**Source code of charts**
○ ○ ○ ○

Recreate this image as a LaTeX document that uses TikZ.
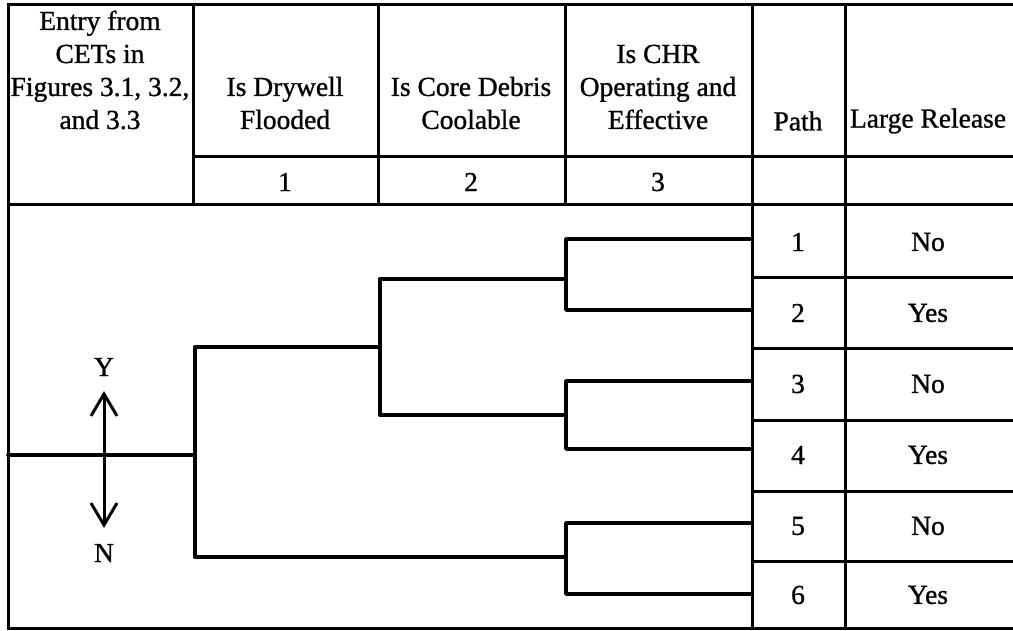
\documentclass[tikz,border=0pt]{standalone}
\usepackage{fontspec}
\setmainfont{Liberation Serif}[UprightFeatures={FakeBold=1}]
\usetikzlibrary{arrows.meta}
\begin{document}
\begin{tikzpicture}[x=1pt,y=-1pt,
  grid/.style={line width=3pt},
  branch/.style={line width=3.6pt, line cap=round, line join=round},
  txt/.style={font=\fontsize{27.5}{33}\selectfont, align=center, inner sep=0pt},
  yn/.style={line width=3pt, {Straight Barb[length=22pt,width=26pt,line width=3pt]}-{Straight Barb[length=22pt,width=26pt,line width=3pt]}}
]
\useasboundingbox (0,0) rectangle (1013,631);
% table frame
\draw[grid] (1013,5) -- (8,5) -- (8,628) -- (1013,628);
\draw[grid] (8,205) -- (1013,205);
\draw[grid] (193,157) -- (1013,157);
\foreach \x in {193,378,565} \draw[grid] (\x,5) -- (\x,205);
\foreach \x in {752,845} \draw[grid] (\x,5) -- (\x,628);
\foreach \y in {278,349,420,491,561} \draw[grid] (752,\y) -- (1013,\y);
% header text
\node[txt] (h0) at (100,70) {Entry from\\CETs in\\Figures 3.1, 3.2,\\and 3.3};
\node[txt] (h1) at (285,103) {Is Drywell\\Flooded};
\node[txt] (h2) at (471,103) {Is Core Debris\\Coolable};
\node[txt] (h3) at (658,87) {Is CHR\\Operating and\\Effective};
\node[txt] (h4) at (798,121) {Path};
\node[txt] (h5) at (928,121) {Large Release};
\node[txt] (n1) at (285,182) {1};
\node[txt] (n2) at (471,182) {2};
\node[txt] (n3) at (658,182) {3};
% paths and results
\foreach \i/\y/\r in {1/242/No,2/313/Yes,3/384/No,4/455/Yes,5/526/No,6/595/Yes}{
  \node[txt] (p\i) at (798,\y) {\i};
  \node[txt] (r\i) at (928,\y) {\r};
}
% tree
\coordinate (entry) at (8,455);
\coordinate (s1) at (195,455);
\coordinate (s1t) at (195,347);
\coordinate (s1b) at (195,557);
\coordinate (s2) at (380,347);
\coordinate (s2t) at (380,279);
\coordinate (s2b) at (380,415);
\coordinate (s3a) at (566,279);
\coordinate (s3b) at (566,415);
\coordinate (s3c) at (566,557);
\coordinate (e1) at (752,239);
\coordinate (e2) at (752,310);
\coordinate (e3) at (752,381);
\coordinate (e4) at (752,449);
\coordinate (e5) at (752,523);
\coordinate (e6) at (752,594);
\draw[branch] (entry) -- (s1);
\draw[branch] (s1t) -- (s1b);
\draw[branch] (s1t) -- (s2);
\draw[branch] (s1b) -- (s3c);
\draw[branch] (s2t) -- (s2b);
\draw[branch] (s2t) -- (s3a);
\draw[branch] (s2b) -- (s3b);
\draw[branch] (e1) -| (s3a) |- (e2);
\draw[branch] (e3) -| (s3b) |- (e4);
\draw[branch] (e5) -| (s3c) |- (e6);
% Y / N arrow
\node[txt] (Y) at (104,367) {Y};
\node[txt] (N) at (104,553) {N};
\coordinate (ya) at (104,391);
\coordinate (na) at (104,528);
\draw[yn] (ya) -- (na);
\end{tikzpicture}
\end{document}
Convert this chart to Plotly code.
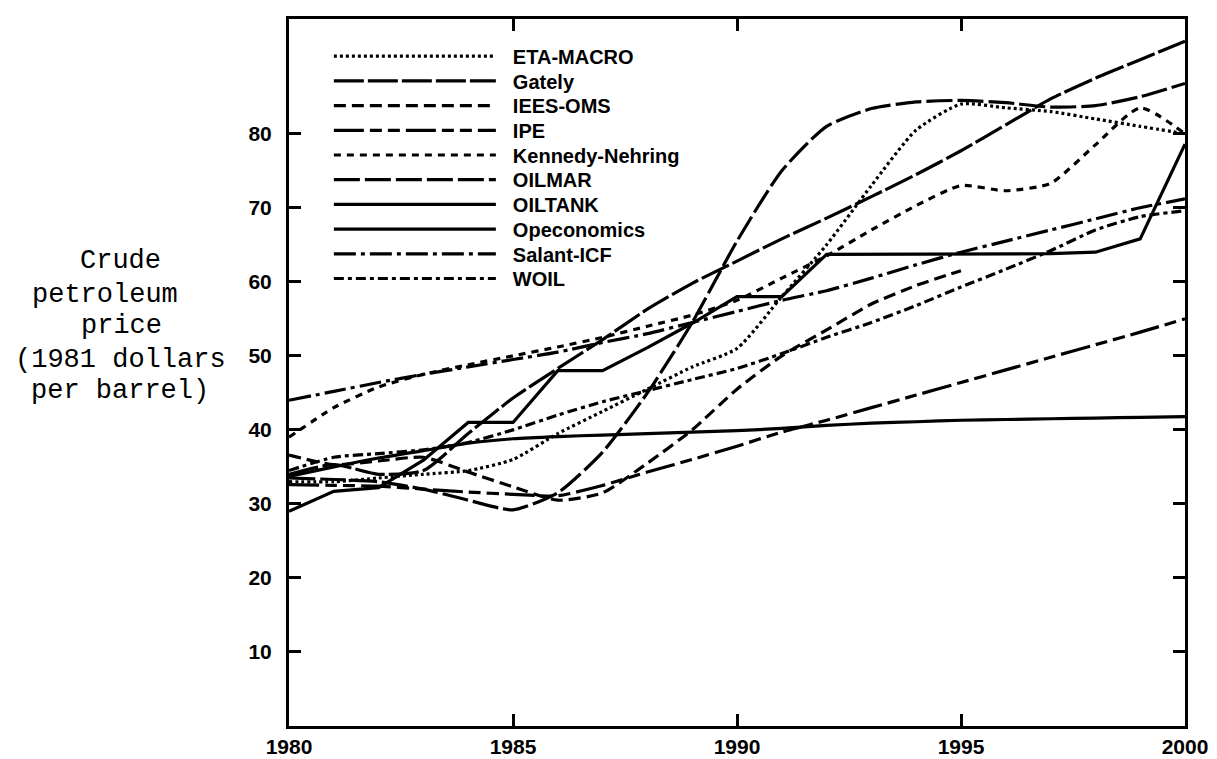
import plotly.graph_objects as go

years = list(range(1980, 2001))

eta_macro = [33, 33, 33.5, 34, 34.5, 36, 39.5, 42.5, 45.5, 48.5, 51, 58, 65, 73, 80.5, 84, 83.5, 83, 82, 81, 80]
gately = [34, 35.3, 34, 34.5, 39.5, 44.3, 48.3, 52.2, 56.3, 59.8, 62.8, 65.8, 68.6, 71.5, 74.5, 77.7, 81.2, 84.7, 87.5, 90, 92.5]
iees_oms = [36.6, 35.3, 35.8, 36.3, 34.3, 32.3, 30.5, 31.5, 35.5, 40, 45.5, 50, 53.5, 57, 59.5, 61.5, None, None, None, None, None]
ipe = [32.6, 32.5, 32.4, 32.0, 31.6, 31.3, 31.1, 32.5, 34.3, 36, 37.8, 39.7, 41.3, 43, 44.7, 46.4, 48.1, 49.8, 51.5, 53.2, 55]
kennedy_nehring = [39, 43, 45.8, 47.5, 48.8, 50, 51.2, 52.5, 54, 55.5, 57.5, 60.5, 63.5, 67, 70.3, 73, 72.3, 73.3, 78.5, 83.5, 80]
oilmar = [33.5, 33.3, 33, 32, 30.5, 29.2, 31.5, 37, 45, 54.5, 65.5, 75, 81, 83.4, 84.3, 84.5, 84.2, 83.6, 83.8, 85, 86.8]
oiltank = [33.7, 35, 36.2, 37.2, 38.2, 38.8, 39.1, 39.3, 39.5, 39.7, 39.9, 40.2, 40.6, 40.9, 41.1, 41.3, 41.4, 41.5, 41.6, 41.7, 41.8]
opeconomics = [29, 31.7, 32.2, 35.9, 41, 41, 48, 48, 51.1, 54.4, 58, 58, 63.7, 63.7, 63.7, 63.7, 63.7, 63.8, 64, 65.8, 78.6]
salant_icf = [44, 45.2, 46.4, 47.5, 48.5, 49.5, 50.5, 51.8, 53, 54.5, 56, 57.5, 58.8, 60.5, 62.3, 64, 65.5, 67, 68.5, 70, 71.2]
woil = [34.5, 36.3, 36.8, 37.3, 38.3, 40, 42, 43.8, 45.3, 46.8, 48.3, 50.3, 52.5, 54.5, 56.8, 59.3, 61.7, 64.2, 67, 68.8, 69.6]

series_names = ["ETA-MACRO", "Gately", "IEES-OMS", "IPE", "Kennedy-Nehring",
                "OILMAR", "OILTANK", "Opeconomics", "Salant-ICF", "WOIL"]
series_values = [eta_macro, gately, iees_oms, ipe, kennedy_nehring,
                 oilmar, oiltank, opeconomics, salant_icf, woil]
dash_styles = ["3px,3px", "30px,4px", "12px,6px", "30px,6px,12px,6px,12px,6px", "7px,6px",
               "26px,5px", "solid", "solid", "22px,5px,4px,5px", "10px,4px,4px,4px"]
shapes = ["spline", "spline", "spline", "spline", "spline",
          "spline", "spline", "linear", "spline", "spline"]

yaxis_ticks = [10, 20, 30, 40, 50, 60, 70, 80]
xaxis_ticks = [1980, 1985, 1990, 1995, 2000]

title_lines = ["Crude", "petroleum", "price", "(1981 dollars", "per barrel)"]

fig = go.Figure()
for name, vals, dash, shp in zip(series_names, series_values, dash_styles, shapes):
    fig.add_trace(go.Scatter(
        x=years, y=vals, name=name, mode="lines",
        line=dict(color="black", width=3.2, dash=dash, shape=shp, smoothing=0.6),
        connectgaps=False,
    ))

axis_common = dict(showline=True, linecolor="black", linewidth=3, mirror="ticks",
                   ticks="inside", ticklen=12, tickwidth=2.5, tickcolor="black",
                   showgrid=False, zeroline=False)

fig.update_xaxes(range=[1980, 2000], tickvals=xaxis_ticks,
                 ticktext=[str(v) for v in xaxis_ticks],
                 tickfont=dict(family="Liberation Sans, Arial, sans-serif", size=21,
                               color="black", weight=700), **axis_common)
fig.update_yaxes(range=[0, 95.5], tickvals=yaxis_ticks,
                 ticktext=[str(v) for v in yaxis_ticks], ticklabelstandoff=10,
                 tickfont=dict(family="Liberation Sans, Arial, sans-serif", size=21,
                               color="black", weight=700), **axis_common)

# y-axis title: one annotation per line, as in the typewritten original
title_x = [-0.1886, -0.2054, -0.1875, -0.1886, -0.1886]
title_y = [0.658, 0.610, 0.566, 0.518, 0.474]
for txt, tx, ty in zip(title_lines, title_x, title_y):
    fig.add_annotation(
        text=txt, xref="paper", yref="paper", x=tx, y=ty,
        xanchor="center", yanchor="middle", showarrow=False,
        font=dict(family="Liberation Mono, Courier New, monospace", size=27, color="black"),
    )

fig.update_layout(
    width=1217, height=759,
    margin=dict(l=281, r=40, t=8, b=41),
    paper_bgcolor="white", plot_bgcolor="white",
    showlegend=True,
    legend=dict(x=0.0445, y=0.975, xanchor="left", yanchor="top",
                bgcolor="rgba(0,0,0,0)", borderwidth=0, itemwidth=174,
                tracegroupgap=0,
                font=dict(family="Liberation Sans, Arial, sans-serif", size=20,
                          color="black", weight=700)),
)

post = """
var gd = document.getElementById('{plot_id}');
function fixLegend(){
  gd.querySelectorAll('.legendlines path').forEach(function(p){ p.setAttribute('d','M5,0h162'); });
  var items = gd.querySelectorAll('.legend .traces');
  var first = null;
  items.forEach(function(g, i){
    var t = g.getAttribute('transform') || '';
    var m = /translate\\(\\s*([-\\d.e]+)[\\s,]*([-\\d.e]+)?\\s*\\)/.exec(t);
    if (!m) return;
    if (first === null) first = [parseFloat(m[1]), parseFloat(m[2] || 0)];
    g.setAttribute('transform', 'translate(' + first[0] + ',' + (first[1] + i * 24.7) + ')');
  });
}
fixLegend();
gd.on('plotly_afterplot', fixLegend);
"""
fig.write_html("out.html", post_script=post)
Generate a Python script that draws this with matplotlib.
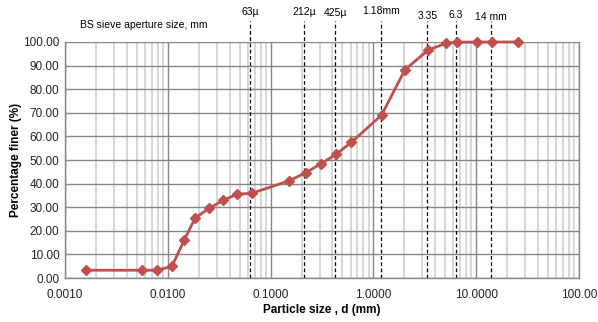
import matplotlib.pyplot as plt
from matplotlib.ticker import FixedLocator, NullFormatter

plt.rcParams['font.family'] = ['Liberation Sans', 'DejaVu Sans']

# particle size (mm) and percentage finer
size_mm = [0.0016, 0.0056, 0.0079, 0.011, 0.0144, 0.0185, 0.0254, 0.0347,
           0.0474, 0.0655, 0.152, 0.219, 0.307, 0.435, 0.61, 1.20, 2.03,
           3.42, 5.12, 6.46, 10.2, 14.3, 25.7]
pct_finer = [3.3, 3.3, 3.3, 5.0, 16.0, 25.5, 29.6, 33.0, 35.5, 35.9, 41.2,
             44.6, 48.3, 52.5, 57.5, 69.0, 88.3, 96.6, 99.5, 99.9, 100.0,
             100.0, 100.0]

# BS sieve apertures
sieve_mm = [0.063, 0.212, 0.425, 1.18, 3.35, 6.3, 14.0]
sieve_lbl = ['63µ', '212µ', '425µ', '1.18mm', '3.35', '6.3', '14 mm']
sieve_lbl_y = [112.7, 112.7, 112.2, 113.0, 111.0, 111.3, 110.5]

x_ticks = [0.001, 0.01, 0.1, 1, 10, 100]
x_ticklbl = ['0.0010', '0.0100', '0.1000', '1.0000', '10.0000', '100.00']
y_ticks = [0, 10, 20, 30, 40, 50, 60, 70, 80, 90, 100]

fig = plt.figure(figsize=(5.98, 3.22), dpi=100)
ax = fig.add_axes([0.1087, 0.1366, 0.8595, 0.733])

ax.set_xscale('log')
ax.set_xlim(0.001, 100)
ax.set_ylim(0, 100)

minors = [m * 10.0 ** e for e in range(-3, 2) for m in range(2, 10)]
ax.xaxis.set_major_locator(FixedLocator(x_ticks))
ax.xaxis.set_minor_locator(FixedLocator(minors))
ax.xaxis.set_minor_formatter(NullFormatter())
ax.set_xticklabels(x_ticklbl)
ax.set_yticks(y_ticks)
ax.set_yticklabels(['%.2f' % v for v in y_ticks])

ax.grid(True, which='major', axis='both', color='#868686', lw=1.0)
ax.grid(True, which='minor', axis='x', color='#cdcdcd', lw=1.1)
ax.set_axisbelow(True)
for s in ax.spines.values():
    s.set_color('#868686')
    s.set_linewidth(1.0)
ax.spines['top'].set_visible(False)
ax.tick_params(which='both', length=0, labelsize=8.5, colors='#222222')
ax.tick_params(axis='x', pad=8)
ax.tick_params(axis='y', pad=4)

for xs, lbl, ly in zip(sieve_mm, sieve_lbl, sieve_lbl_y):
    ax.plot([xs, xs], [0, 109], color='black', lw=0.9, ls=(0, (3, 2)),
            clip_on=False, zorder=2)
    ax.text(xs, ly, lbl, ha='center', va='center', fontsize=7.5)

ax.plot(size_mm, pct_finer, color='#c0504d', lw=2.0, marker='D',
        markersize=5.5, zorder=3, clip_on=False)

ax.text(0.0014, 107.2, 'BS sieve aperture size, mm', ha='left', va='center',
        fontsize=7.5)

ax.set_xlabel('Particle size , d (mm)', fontsize=8.5, fontweight='bold',
              labelpad=2)
ax.set_ylabel('Percentage finer (%)', fontsize=8.5, fontweight='bold',
              labelpad=1)

fig.savefig('out.png', dpi=100)
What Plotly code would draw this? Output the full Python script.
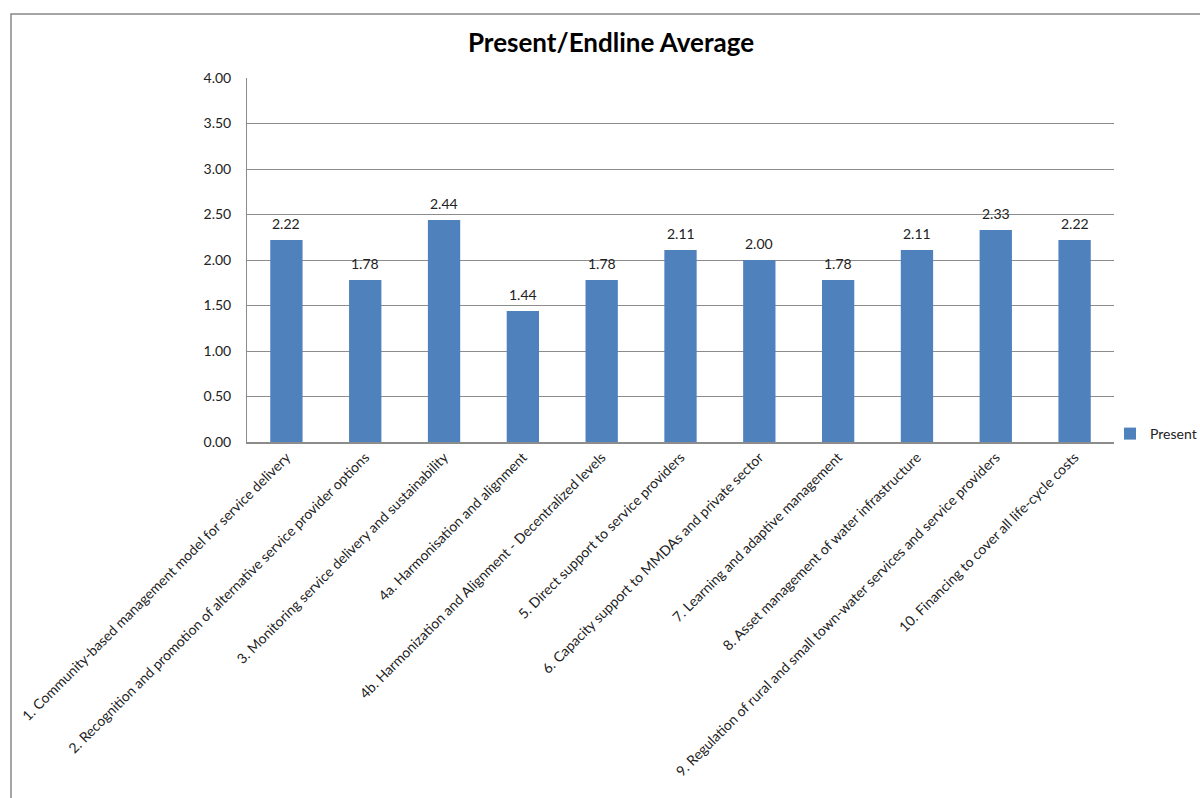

○ ○ ○ ○

**Work to be completed**
Copy out the listing above from the line containing "Generate a Python" to the line containing "plt.rcParams['font.family'] = ['Liberation", both included, exactly as written and minus the images.

**Reply**
Generate a Python script that draws this with matplotlib.
import matplotlib.pyplot as plt
from matplotlib.ticker import FixedLocator, NullFormatter

plt.rcParams['font.family'] = ['Liberation Sans', 'DejaVu Sans']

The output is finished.